Ahora, que en los balcones hay más gente que banderas, que un mal bicho recorre Europa: ahora es cuando hay que evitar titular esta columna como La España de los balcones, o peor, Sevilla desde mi balcón. Titularla El amor en los tiempos del coronavirus debiera tener pena de cárcel. Quienes escribimos o hablamos desde los medios en estos días tenemos la tarea de pensar despacio y acompañar con las palabras, pero sin caer en la frase hecha y manteniendo el equilibrio en cada línea para no caer ni en la frivolidad ni en el desasosiego. Complicado. A lo que no me puedo resistir es a hacer crónica, costumbrista incluso, de los usos nuevos o revitalizados de balcones y azoteas de Sevilla, de esas fracciones de cielo y fresco que logramos habilitar en nuestras casas. Los balcones son vida en el umbral, un territorio anfibio entre lo público y lo privado, la calle en la casa y la casa en la calle. Por ellos entra la ciudad y hallamos una pequeña salida en estos días. Son la certeza de que, pocos metros más allá de mi confinamiento solitario, estoy confinada en una comunidad provista de idiosincrasia e incluso de cierto estado de ánimo colectivo.

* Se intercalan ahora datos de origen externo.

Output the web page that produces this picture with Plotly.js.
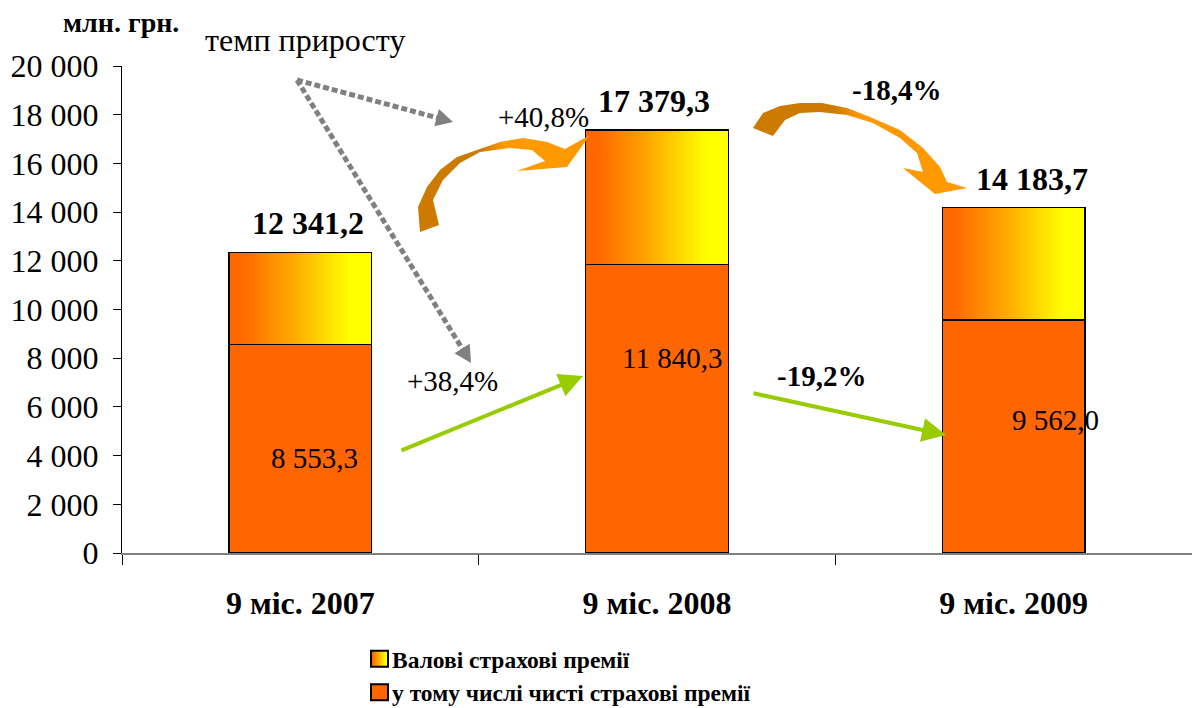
<!DOCTYPE html>
<html>
<head>
<meta charset="utf-8">
<script src="https://cdn.plot.ly/plotly-3.0.1.min.js"></script>
<style>
  html, body { margin: 0; padding: 0; background: #ffffff; }
  #chart { width: 1192px; height: 708px; }
</style>
</head>
<body>
<div id="chart"></div>
<script>
// ---- data ----
const categories = ['9 міс. 2007', '9 міс. 2008', '9 міс. 2009'];
const grossPremiums = [12341.2, 17379.3, 14183.7];
const netPremiums = [8553.3, 11840.3, 9562.0];
const seriesNames = ['Валові страхові премії', 'у тому числі чисті страхові премії'];
const yTickVals = [0, 2000, 4000, 6000, 8000, 10000, 12000, 14000, 16000, 18000, 20000];

// ---- helpers ----
const W = 1192, H = 708, ML = 122, MR = 0, MT = 66, MB = 155;
const PW = W - ML - MR, PH = H - MT - MB;
const px = x => (x - ML) / PW;
const py = y => (H - MB - y) / PH;
function fmt(v) {
  const s = v.toFixed(1).split('.');
  return s[0].replace(/\B(?=(\d{3})+(?!\d))/g, ' ') + ',' + s[1];
}
function pct(a, b) {
  const p = (b / a - 1) * 100;
  return (p >= 0 ? '+' : '-') + Math.abs(p).toFixed(1).replace('.', ',') + '%';
}
function pathFrom(points) {
  return 'M ' + points.map(p => px(p[0]).toFixed(5) + ',' + py(p[1]).toFixed(5)).join(' L ') + ' Z';
}

const remainder = grossPremiums.map((g, i) => g - netPremiums[i]);
const FONT = '"Liberation Serif", "Times New Roman", serif';

const traces = [
  {
    type: 'bar', x: categories, y: netPremiums, name: seriesNames[1],
    marker: { color: '#FF6600', line: { color: '#000000', width: 1.5 } },
    width: 0.4, hoverinfo: 'y+name'
  },
  {
    type: 'bar', x: categories, y: remainder, name: seriesNames[0],
    customdata: grossPremiums,
    marker: { color: '#FFB000', line: { color: '#000000', width: 1.5 } },
    width: 0.4, hovertemplate: '%{customdata}<extra>' + seriesNames[0] + '</extra>'
  }
];

// ---- annotations ----
const annotations = [];
function txt(text, x, y, size, bold, extra) {
  annotations.push(Object.assign({
    text: text, xref: 'paper', yref: 'paper', x: px(x), y: py(y),
    xanchor: 'center', yanchor: 'middle', showarrow: false,
    font: { family: FONT, size: size, color: '#000000', weight: bold ? 'bold' : 'normal' }
  }, extra || {}));
}
txt('млн. грн.', 121, 22, 28, true);
txt('темп приросту', 305, 40, 32, false);
// totals above bars
const totalShift = [8, -3, 18];
categories.forEach((c, i) => {
  annotations.push({
    text: fmt(grossPremiums[i]), x: c, y: grossPremiums[i], xref: 'x', yref: 'y',
    yanchor: 'bottom', yshift: 9, xshift: totalShift[i], showarrow: false,
    font: { family: FONT, size: 32, color: '#000000', weight: 'bold' }
  });
});
// inner net labels
txt(fmt(netPremiums[0]), 314, 458, 29, false);
txt(fmt(netPremiums[1]), 672, 358, 29, false);
txt(fmt(netPremiums[2]), 1055, 420, 29, false);
// growth rates
txt(pct(grossPremiums[0], grossPremiums[1]), 543, 117, 29, false);
txt(pct(grossPremiums[1], grossPremiums[2]), 896, 90, 29, true);
txt(pct(netPremiums[0], netPremiums[1]), 452, 381, 29, false);
txt(pct(netPremiums[1], netPremiums[2]), 821, 376, 29, true);

// green arrows
function greenArrow(x0, y0, x1, y1) {
  annotations.push({
    xref: 'paper', yref: 'paper', x: px(x1), y: py(y1),
    ax: x0 - x1, ay: y0 - y1, axref: 'pixel', ayref: 'pixel',
    text: '', showarrow: true, arrowhead: 2, arrowsize: 1.2, arrowwidth: 4,
    arrowcolor: '#99CC00', standoff: 0
  });
}
greenArrow(400, 451, 583, 376);
greenArrow(752, 393, 946, 435);

// ---- shapes ----
const shapes = [];
function grayArrow(x0, y0, x1, y1) {
  const dx = x1 - x0, dy = y1 - y0, L = Math.hypot(dx, dy);
  const ux = dx / L, uy = dy / L, hl = 17, hw = 9;
  const bx = x1 - ux * hl, by = y1 - uy * hl;
  shapes.push({
    type: 'line', xref: 'paper', yref: 'paper',
    x0: px(x0), y0: py(y0), x1: px(bx + ux * 2), y1: py(by + uy * 2),
    line: { color: '#808080', width: 5, dash: '6px,3px' }
  });
  shapes.push({
    type: 'path', xref: 'paper', yref: 'paper',
    path: pathFrom([[x1, y1], [bx - uy * hw, by + ux * hw], [bx + uy * hw, by - ux * hw]]),
    fillcolor: '#808080', line: { width: 0 }
  });
}
grayArrow(297, 80, 453, 122);
grayArrow(297, 80, 471, 363);

// curved block arrows (orange)
const curve1 = [
  [420, 232], [418, 207], [427, 187], [440, 170], [457, 157], [477, 150], [500, 142],
  [523, 138], [547, 142], [565, 149], [590, 135], [567, 167], [517, 171], [545, 161],
  [532, 150], [510, 148], [480, 152], [460, 163], [443, 180], [433, 200], [439, 225]
];
const curve2 = [
  [753, 128], [763, 113], [780, 106], [800, 103], [822, 103], [847, 108], [870, 117],
  [900, 130], [923, 148], [940, 167], [947, 182], [967, 188], [935, 194], [903, 168],
  [923, 172], [917, 153], [900, 138], [873, 123], [847, 115], [820, 112], [800, 113],
  [785, 120], [773, 136]
];
shapes.push({ type: 'path', xref: 'paper', yref: 'paper', path: pathFrom(curve1), fillcolor: '#FF9900', line: { width: 0 }, layer: 'above' });
shapes.push({ type: 'path', xref: 'paper', yref: 'paper', path: pathFrom(curve2), fillcolor: '#FF9900', line: { width: 0 }, layer: 'above' });
const curveIdx = [shapes.length - 2, shapes.length - 1];

const layout = {
  width: W, height: H,
  margin: { l: ML, r: MR, t: MT, b: MB, pad: 0, autoexpand: false },
  paper_bgcolor: '#ffffff', plot_bgcolor: '#ffffff',
  separators: ', ',
  barmode: 'stack',
  font: { family: FONT, color: '#000000' },
  showlegend: true,
  legend: {
    xref: 'container', yref: 'container',
    x: 352 / W, y: 1 - 637 / H, xanchor: 'left', yanchor: 'top',
    traceorder: 'reversed', bgcolor: 'rgba(0,0,0,0)',
    font: { family: FONT, size: 23.5, color: '#000000', weight: 'bold' },
    tracegroupgap: 0, itemsizing: 'constant'
  },
  xaxis: {
    type: 'category', range: [-0.5, 2.5], fixedrange: true,
    showline: true, linecolor: '#808080', linewidth: 2,
    ticks: 'outside', tickson: 'boundaries', ticklen: 10, tickcolor: '#000000', tickwidth: 1,
    showgrid: false, zeroline: false, ticklabelstandoff: 21, automargin: false,
    tickfont: { family: FONT, size: 32, color: '#000000', weight: 'bold' }
  },
  yaxis: {
    range: [0, 20000], tickvals: yTickVals, tickformat: ',d', fixedrange: true,
    showline: true, linecolor: '#000000', linewidth: 1,
    ticks: 'outside', ticklen: 8, tickcolor: '#000000', tickwidth: 1,
    showgrid: false, zeroline: false, ticklabelstandoff: 8, automargin: false,
    tickfont: { family: FONT, size: 32, color: '#000000', weight: 'normal' }
  },
  annotations: annotations,
  shapes: shapes
};

function applyGradients() {
  const svg = document.querySelector('#chart .main-svg');
  const NS = 'http://www.w3.org/2000/svg';
  let defs = svg.querySelector('defs');
  if (!defs) { defs = document.createElementNS(NS, 'defs'); svg.insertBefore(defs, svg.firstChild); }
  function grad(id, stops) {
    if (document.getElementById(id)) return;
    const g = document.createElementNS(NS, 'linearGradient');
    g.setAttribute('id', id);
    g.setAttribute('x1', '0'); g.setAttribute('y1', '0');
    g.setAttribute('x2', '1'); g.setAttribute('y2', '0');
    stops.forEach(s => {
      const st = document.createElementNS(NS, 'stop');
      st.setAttribute('offset', s[0]);
      st.setAttribute('stop-color', s[1]);
      g.appendChild(st);
    });
    defs.appendChild(g);
  }
  grad('gradOY', [[0, '#FF6600'], [0.1, '#FF6A00'], [0.45, '#FFAA00'], [0.85, '#FFFF00'], [1, '#FFFF00']]);
  grad('gradArrow', [[0, '#CC7A00'], [0.38, '#CC7A00'], [0.5, '#FF9900'], [1, '#FF9900']]);
  const barTraces = document.querySelectorAll('#chart .barlayer .trace');
  if (barTraces[1]) barTraces[1].querySelectorAll('path').forEach(p => { p.style.fill = 'url(#gradOY)'; });
  document.querySelectorAll('#chart .legend .traces').forEach(t => {
    const tx = t.querySelector('.legendtext');
    const isGross = tx && tx.textContent.indexOf('Валові') === 0;
    t.querySelectorAll('.legendpoints path').forEach(p => {
      p.setAttribute('d', 'M16,8H-1V-8H16Z');
      if (isGross) p.style.fill = 'url(#gradOY)';
    });
  });
  document.querySelectorAll('#chart .shapelayer path').forEach(p => {
    const idx = +p.getAttribute('data-index');
    if (curveIdx.indexOf(idx) >= 0) p.style.fill = 'url(#gradArrow)';
  });
}

Plotly.newPlot('chart', traces, layout, { displayModeBar: false }).then(gd => {
  applyGradients();
  gd.on('plotly_afterplot', applyGradients);
});
</script>
</body>
</html>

El primer día de encierro, balcones y patios de vecinos retomaron una vitalidad propia de las pelis del neorrealismo. El ritmo frenético esquivaba la calamidad. Algunos vecinos conquistaban un espacio antes reservado para la bici, el cigarrito, la bandera. Hubo quien hizo sonar a toda pastilla marchas castrenses, como si se tratara de acabar con el virus a cañonazos. Las vecinas prolongábamos la charla de balcón a balcón más de lo habitual. Con el paso de los días y la mayor toma de conciencia, lo brioso amaina. Al subir a la azotea, es imposible no recordar el cortometraje Sevilla en tres niveles, de Juan Sebastián Bollaín, en el que estos espacios están ocupados por la utopía y los outsiders. El móvil se me ha infectado de vídeos de gente haciendo este nuevo balconing que no consiste en pegar un pechazo desde la baranda a la piscina, sino de hacer cosas -frikis o graciosas o cursis o cansinas o loables, como los aplausos incontenidos- en los balcones. El mejor que he visto en estos días es italiano -italianísimo-: una señora en babuchas y chándal trata de amenizar al vecindario confinado tocando malamente El himno de la alegría en su flauta. Entonces, un familiar -hartito ya- le revolea el instrumento dándole un golpetazo al mismo con una garrafa vacía. Pasan las horas y la espectacularización balconera cede ante los gestos pequeños y verdaderos, la lectura al sol, los sonidos de la radio, los juegos de la chiquitina de enfrente, cualquier cosa, vital y de ojo patio, que no sea hecha sólo para ser grabable y reproducible. Lo rea l-decía Celaya-: el milagro.